» **Written exercise**:
Your task is to repeat all of the data exactly while excluding the pictures.

• • • •

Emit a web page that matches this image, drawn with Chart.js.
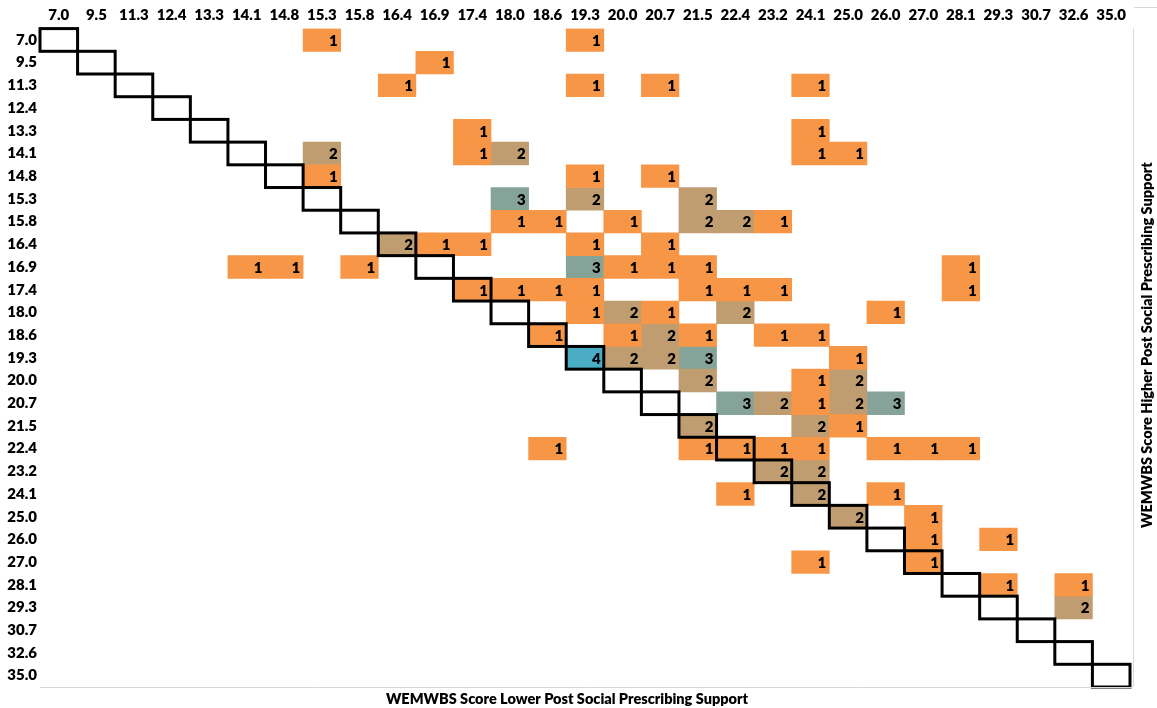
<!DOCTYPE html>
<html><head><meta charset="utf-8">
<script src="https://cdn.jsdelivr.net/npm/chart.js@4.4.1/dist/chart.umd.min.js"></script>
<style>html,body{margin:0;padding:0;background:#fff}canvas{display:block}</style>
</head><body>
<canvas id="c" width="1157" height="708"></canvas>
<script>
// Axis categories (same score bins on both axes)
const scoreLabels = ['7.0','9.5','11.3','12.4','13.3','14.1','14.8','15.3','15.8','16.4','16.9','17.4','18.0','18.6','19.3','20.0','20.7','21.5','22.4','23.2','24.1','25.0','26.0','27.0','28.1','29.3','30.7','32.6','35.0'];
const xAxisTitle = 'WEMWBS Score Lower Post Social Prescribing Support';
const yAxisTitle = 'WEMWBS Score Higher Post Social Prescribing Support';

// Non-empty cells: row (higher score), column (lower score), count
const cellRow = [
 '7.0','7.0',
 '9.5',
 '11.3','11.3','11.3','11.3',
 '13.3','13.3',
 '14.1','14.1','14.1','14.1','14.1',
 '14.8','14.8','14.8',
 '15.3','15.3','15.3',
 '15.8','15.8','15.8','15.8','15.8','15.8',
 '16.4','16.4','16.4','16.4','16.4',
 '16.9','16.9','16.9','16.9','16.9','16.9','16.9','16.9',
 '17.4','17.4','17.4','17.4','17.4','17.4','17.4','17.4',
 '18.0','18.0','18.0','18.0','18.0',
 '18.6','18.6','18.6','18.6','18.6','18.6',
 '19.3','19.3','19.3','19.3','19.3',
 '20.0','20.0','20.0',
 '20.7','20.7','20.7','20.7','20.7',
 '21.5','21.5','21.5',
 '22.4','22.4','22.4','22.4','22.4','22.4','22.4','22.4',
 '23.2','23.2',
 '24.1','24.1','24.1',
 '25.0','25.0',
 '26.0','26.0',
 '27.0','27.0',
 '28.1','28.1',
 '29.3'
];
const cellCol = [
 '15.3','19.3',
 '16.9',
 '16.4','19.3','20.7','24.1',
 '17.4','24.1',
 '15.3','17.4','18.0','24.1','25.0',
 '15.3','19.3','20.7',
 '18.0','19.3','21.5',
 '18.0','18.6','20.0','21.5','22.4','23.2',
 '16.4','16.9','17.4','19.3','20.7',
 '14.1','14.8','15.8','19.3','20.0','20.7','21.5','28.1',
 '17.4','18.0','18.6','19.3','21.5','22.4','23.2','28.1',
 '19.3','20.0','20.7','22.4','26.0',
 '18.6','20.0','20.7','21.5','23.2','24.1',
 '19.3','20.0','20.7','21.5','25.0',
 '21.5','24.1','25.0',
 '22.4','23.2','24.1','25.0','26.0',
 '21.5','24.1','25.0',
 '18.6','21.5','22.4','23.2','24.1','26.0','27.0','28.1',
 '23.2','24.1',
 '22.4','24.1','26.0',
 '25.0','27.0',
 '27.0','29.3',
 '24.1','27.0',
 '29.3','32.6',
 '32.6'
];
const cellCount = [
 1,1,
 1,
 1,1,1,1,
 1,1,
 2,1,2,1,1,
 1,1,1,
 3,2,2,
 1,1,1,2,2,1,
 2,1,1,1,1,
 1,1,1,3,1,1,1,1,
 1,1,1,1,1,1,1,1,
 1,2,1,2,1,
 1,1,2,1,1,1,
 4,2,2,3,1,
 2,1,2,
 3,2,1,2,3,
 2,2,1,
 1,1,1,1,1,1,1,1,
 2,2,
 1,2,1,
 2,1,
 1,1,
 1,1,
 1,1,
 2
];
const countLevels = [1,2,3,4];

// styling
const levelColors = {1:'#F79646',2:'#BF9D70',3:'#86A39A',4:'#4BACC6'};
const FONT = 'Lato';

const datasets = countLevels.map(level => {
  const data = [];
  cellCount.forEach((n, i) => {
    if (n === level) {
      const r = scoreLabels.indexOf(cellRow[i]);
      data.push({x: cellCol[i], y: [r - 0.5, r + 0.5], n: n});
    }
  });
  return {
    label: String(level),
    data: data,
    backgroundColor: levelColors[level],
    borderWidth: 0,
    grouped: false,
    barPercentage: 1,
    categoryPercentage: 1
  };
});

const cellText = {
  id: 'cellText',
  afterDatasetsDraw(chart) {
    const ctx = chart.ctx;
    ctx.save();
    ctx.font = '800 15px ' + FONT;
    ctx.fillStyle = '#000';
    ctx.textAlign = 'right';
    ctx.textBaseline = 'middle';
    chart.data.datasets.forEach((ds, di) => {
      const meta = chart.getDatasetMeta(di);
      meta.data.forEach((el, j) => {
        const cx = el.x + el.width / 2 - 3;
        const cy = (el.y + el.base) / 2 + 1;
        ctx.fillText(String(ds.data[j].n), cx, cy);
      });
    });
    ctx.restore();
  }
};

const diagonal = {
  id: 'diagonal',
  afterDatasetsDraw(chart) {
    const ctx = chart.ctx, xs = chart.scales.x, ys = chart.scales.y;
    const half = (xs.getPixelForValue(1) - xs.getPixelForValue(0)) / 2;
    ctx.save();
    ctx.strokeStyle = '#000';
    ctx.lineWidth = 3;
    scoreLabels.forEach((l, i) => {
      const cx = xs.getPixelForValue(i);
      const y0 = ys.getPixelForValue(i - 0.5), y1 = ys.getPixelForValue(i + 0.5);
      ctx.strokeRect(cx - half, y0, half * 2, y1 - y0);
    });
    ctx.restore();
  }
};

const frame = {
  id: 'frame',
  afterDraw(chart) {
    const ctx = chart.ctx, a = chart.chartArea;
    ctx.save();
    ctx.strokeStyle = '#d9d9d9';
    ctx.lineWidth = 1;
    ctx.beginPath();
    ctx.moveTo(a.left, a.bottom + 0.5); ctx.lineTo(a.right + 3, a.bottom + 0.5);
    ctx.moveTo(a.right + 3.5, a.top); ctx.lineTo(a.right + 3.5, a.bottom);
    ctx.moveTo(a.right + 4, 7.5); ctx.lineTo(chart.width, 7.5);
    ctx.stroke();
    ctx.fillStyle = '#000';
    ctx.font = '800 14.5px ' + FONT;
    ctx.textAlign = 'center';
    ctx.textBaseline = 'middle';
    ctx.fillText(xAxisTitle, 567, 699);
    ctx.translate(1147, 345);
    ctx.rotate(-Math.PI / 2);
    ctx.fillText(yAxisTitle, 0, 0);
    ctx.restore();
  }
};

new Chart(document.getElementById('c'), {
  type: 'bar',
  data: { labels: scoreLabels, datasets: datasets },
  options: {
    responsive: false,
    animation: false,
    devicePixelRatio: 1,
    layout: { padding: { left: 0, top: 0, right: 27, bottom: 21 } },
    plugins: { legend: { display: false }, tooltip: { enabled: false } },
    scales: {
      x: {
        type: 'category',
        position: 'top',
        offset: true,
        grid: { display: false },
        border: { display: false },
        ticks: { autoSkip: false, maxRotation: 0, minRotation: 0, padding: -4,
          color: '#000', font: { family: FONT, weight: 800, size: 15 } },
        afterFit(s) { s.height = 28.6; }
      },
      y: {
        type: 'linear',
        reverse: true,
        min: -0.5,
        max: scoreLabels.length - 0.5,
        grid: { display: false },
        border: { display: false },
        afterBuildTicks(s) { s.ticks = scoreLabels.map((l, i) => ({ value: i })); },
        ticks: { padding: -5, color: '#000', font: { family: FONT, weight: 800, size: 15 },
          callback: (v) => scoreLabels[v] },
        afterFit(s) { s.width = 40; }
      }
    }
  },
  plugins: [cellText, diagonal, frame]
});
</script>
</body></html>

• • • •

» **Output of the task**:
Emit a web page that matches this image, drawn with Chart.js.
<!DOCTYPE html>
<html><head><meta charset="utf-8">
<script src="https://cdn.jsdelivr.net/npm/chart.js@4.4.1/dist/chart.umd.min.js"></script>
<style>html,body{margin:0;padding:0;background:#fff}canvas{display:block}</style>
</head><body>
<canvas id="c" width="1157" height="708"></canvas>
<script>
// Axis categories (same score bins on both axes)
const scoreLabels = ['7.0','9.5','11.3','12.4','13.3','14.1','14.8','15.3','15.8','16.4','16.9','17.4','18.0','18.6','19.3','20.0','20.7','21.5','22.4','23.2','24.1','25.0','26.0','27.0','28.1','29.3','30.7','32.6','35.0'];
const xAxisTitle = 'WEMWBS Score Lower Post Social Prescribing Support';
const yAxisTitle = 'WEMWBS Score Higher Post Social Prescribing Support';

// Non-empty cells: row (higher score), column (lower score), count
const cellRow = [
 '7.0','7.0',
 '9.5',
 '11.3','11.3','11.3','11.3',
 '13.3','13.3',
 '14.1','14.1','14.1','14.1','14.1',
 '14.8','14.8','14.8',
 '15.3','15.3','15.3',
 '15.8','15.8','15.8','15.8','15.8','15.8',
 '16.4','16.4','16.4','16.4','16.4',
 '16.9','16.9','16.9','16.9','16.9','16.9','16.9','16.9',
 '17.4','17.4','17.4','17.4','17.4','17.4','17.4','17.4',
 '18.0','18.0','18.0','18.0','18.0',
 '18.6','18.6','18.6','18.6','18.6','18.6',
 '19.3','19.3','19.3','19.3','19.3',
 '20.0','20.0','20.0',
 '20.7','20.7','20.7','20.7','20.7',
 '21.5','21.5','21.5',
 '22.4','22.4','22.4','22.4','22.4','22.4','22.4','22.4',
 '23.2','23.2',
 '24.1','24.1','24.1',
 '25.0','25.0',
 '26.0','26.0',
 '27.0','27.0',
 '28.1','28.1',
 '29.3'
];
const cellCol = [
 '15.3','19.3',
 '16.9',
 '16.4','19.3','20.7','24.1',
 '17.4','24.1',
 '15.3','17.4','18.0','24.1','25.0',
 '15.3','19.3','20.7',
 '18.0','19.3','21.5',
 '18.0','18.6','20.0','21.5','22.4','23.2',
 '16.4','16.9','17.4','19.3','20.7',
 '14.1','14.8','15.8','19.3','20.0','20.7','21.5','28.1',
 '17.4','18.0','18.6','19.3','21.5','22.4','23.2','28.1',
 '19.3','20.0','20.7','22.4','26.0',
 '18.6','20.0','20.7','21.5','23.2','24.1',
 '19.3','20.0','20.7','21.5','25.0',
 '21.5','24.1','25.0',
 '22.4','23.2','24.1','25.0','26.0',
 '21.5','24.1','25.0',
 '18.6','21.5','22.4','23.2','24.1','26.0','27.0','28.1',
 '23.2','24.1',
 '22.4','24.1','26.0',
 '25.0','27.0',
 '27.0','29.3',
 '24.1','27.0',
 '29.3','32.6',
 '32.6'
];
const cellCount = [
 1,1,
 1,
 1,1,1,1,
 1,1,
 2,1,2,1,1,
 1,1,1,
 3,2,2,
 1,1,1,2,2,1,
 2,1,1,1,1,
 1,1,1,3,1,1,1,1,
 1,1,1,1,1,1,1,1,
 1,2,1,2,1,
 1,1,2,1,1,1,
 4,2,2,3,1,
 2,1,2,
 3,2,1,2,3,
 2,2,1,
 1,1,1,1,1,1,1,1,
 2,2,
 1,2,1,
 2,1,
 1,1,
 1,1,
 1,1,
 2
];
const countLevels = [1,2,3,4];

// styling
const levelColors = {1:'#F79646',2:'#BF9D70',3:'#86A39A',4:'#4BACC6'};
const FONT = 'Lato';

const datasets = countLevels.map(level => {
  const data = [];
  cellCount.forEach((n, i) => {
    if (n === level) {
      const r = scoreLabels.indexOf(cellRow[i]);
      data.push({x: cellCol[i], y: [r - 0.5, r + 0.5], n: n});
    }
  });
  return {
    label: String(level),
    data: data,
    backgroundColor: levelColors[level],
    borderWidth: 0,
    grouped: false,
    barPercentage: 1,
    categoryPercentage: 1
  };
});

const cellText = {
  id: 'cellText',
  afterDatasetsDraw(chart) {
    const ctx = chart.ctx;
    ctx.save();
    ctx.font = '800 15px ' + FONT;
    ctx.fillStyle = '#000';
    ctx.textAlign = 'right';
    ctx.textBaseline = 'middle';
    chart.data.datasets.forEach((ds, di) => {
      const meta = chart.getDatasetMeta(di);
      meta.data.forEach((el, j) => {
        const cx = el.x + el.width / 2 - 3;
        const cy = (el.y + el.base) / 2 + 1;
        ctx.fillText(String(ds.data[j].n), cx, cy);
      });
    });
    ctx.restore();
  }
};

const diagonal = {
  id: 'diagonal',
  afterDatasetsDraw(chart) {
    const ctx = chart.ctx, xs = chart.scales.x, ys = chart.scales.y;
    const half = (xs.getPixelForValue(1) - xs.getPixelForValue(0)) / 2;
    ctx.save();
    ctx.strokeStyle = '#000';
    ctx.lineWidth = 3;
    scoreLabels.forEach((l, i) => {
      const cx = xs.getPixelForValue(i);
      const y0 = ys.getPixelForValue(i - 0.5), y1 = ys.getPixelForValue(i + 0.5);
      ctx.strokeRect(cx - half, y0, half * 2, y1 - y0);
    });
    ctx.restore();
  }
};

const frame = {
  id: 'frame',
  afterDraw(chart) {
    const ctx = chart.ctx, a = chart.chartArea;
    ctx.save();
    ctx.strokeStyle = '#d9d9d9';
    ctx.lineWidth = 1;
    ctx.beginPath();
    ctx.moveTo(a.left, a.bottom + 0.5); ctx.lineTo(a.right + 3, a.bottom + 0.5);
    ctx.moveTo(a.right + 3.5, a.top); ctx.lineTo(a.right + 3.5, a.bottom);
    ctx.moveTo(a.right + 4, 7.5); ctx.lineTo(chart.width, 7.5);
    ctx.stroke();
    ctx.fillStyle = '#000';
    ctx.font = '800 14.5px ' + FONT;
    ctx.textAlign = 'center';
    ctx.textBaseline = 'middle';
    ctx.fillText(xAxisTitle, 567, 699);
    ctx.translate(1147, 345);
    ctx.rotate(-Math.PI / 2);
    ctx.fillText(yAxisTitle, 0, 0);
    ctx.restore();
  }
};

new Chart(document.getElementById('c'), {
  type: 'bar',
  data: { labels: scoreLabels, datasets: datasets },
  options: {
    responsive: false,
    animation: false,
    devicePixelRatio: 1,
    layout: { padding: { left: 0, top: 0, right: 27, bottom: 21 } },
    plugins: { legend: { display: false }, tooltip: { enabled: false } },
    scales: {
      x: {
        type: 'category',
        position: 'top',
        offset: true,
        grid: { display: false },
        border: { display: false },
        ticks: { autoSkip: false, maxRotation: 0, minRotation: 0, padding: -4,
          color: '#000', font: { family: FONT, weight: 800, size: 15 } },
        afterFit(s) { s.height = 28.6; }
      },
      y: {
        type: 'linear',
        reverse: true,
        min: -0.5,
        max: scoreLabels.length - 0.5,
        grid: { display: false },
        border: { display: false },
        afterBuildTicks(s) { s.ticks = scoreLabels.map((l, i) => ({ value: i })); },
        ticks: { padding: -5, color: '#000', font: { family: FONT, weight: 800, size: 15 },
          callback: (v) => scoreLabels[v] },
        afterFit(s) { s.width = 40; }
      }
    }
  },
  plugins: [cellText, diagonal, frame]
});
</script>
</body></html>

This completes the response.